The United States District Court for the Western District of Louisiana granted the defendants’ summary judgment, dismissing the action, holding that the non-competition clause was invalid under Louisiana revised statue section 23:921 because it contained no geographic or time limitations.

Both parties were engaged in the business of selling, installing and monitoring residential security systems. The defendant sold a number of its customer alarm-monitoring accounts to the plaintiff. As part of the transaction, the plaintiff and defendants signed a contract prohibiting the defendant from engaging in any conduct that might adversely affect the plaintiff’s interest in having customers renew their monitoring accounts with plaintiff. The plaintiff alleged in its complaint that the defendant vice president solicited plaintiff’s customers or signed names to cancellation notices.

The District Court, in granting the summary judgment, reasoned that the non-compete provision was void because the sale did not include a sufficient geographic limitation or any time limitation in the agreement not to compete.

In a previous case in the state of Louisiana, the Louisiana Supreme Court described the issue before it as “Whether the prohibition of non-competition agreements applies to contracts executed by two corporations on equal footing.”

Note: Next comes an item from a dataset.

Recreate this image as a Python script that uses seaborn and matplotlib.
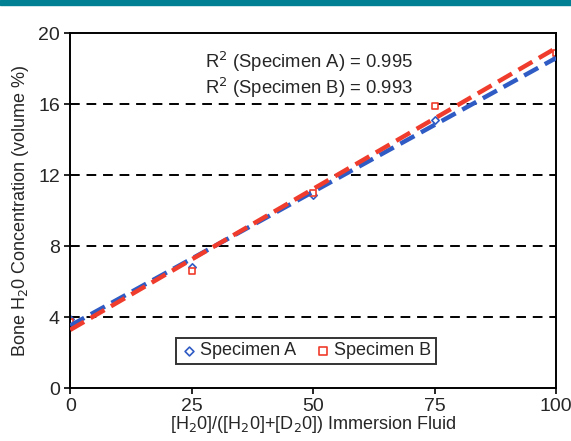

In the case before the court, the court pointed out that the defendants presented no evidence from which a court could conclude that defendant was anything other than on an equal footing with plaintiff. Unless the court could determine that the corporations were not on an equal footing, the District Court should find that statute 23:921 has no application and the contract provisions should be enforced. The court therefore concluded that the District Court erred in granting summary judgment under the legal standard established by the Louisiana Superior Court. The case was then remanded to the District Court for further proceedings to determine whether the two corporations were on equal footing, therefore upholding the applicability of the covenant not to compete.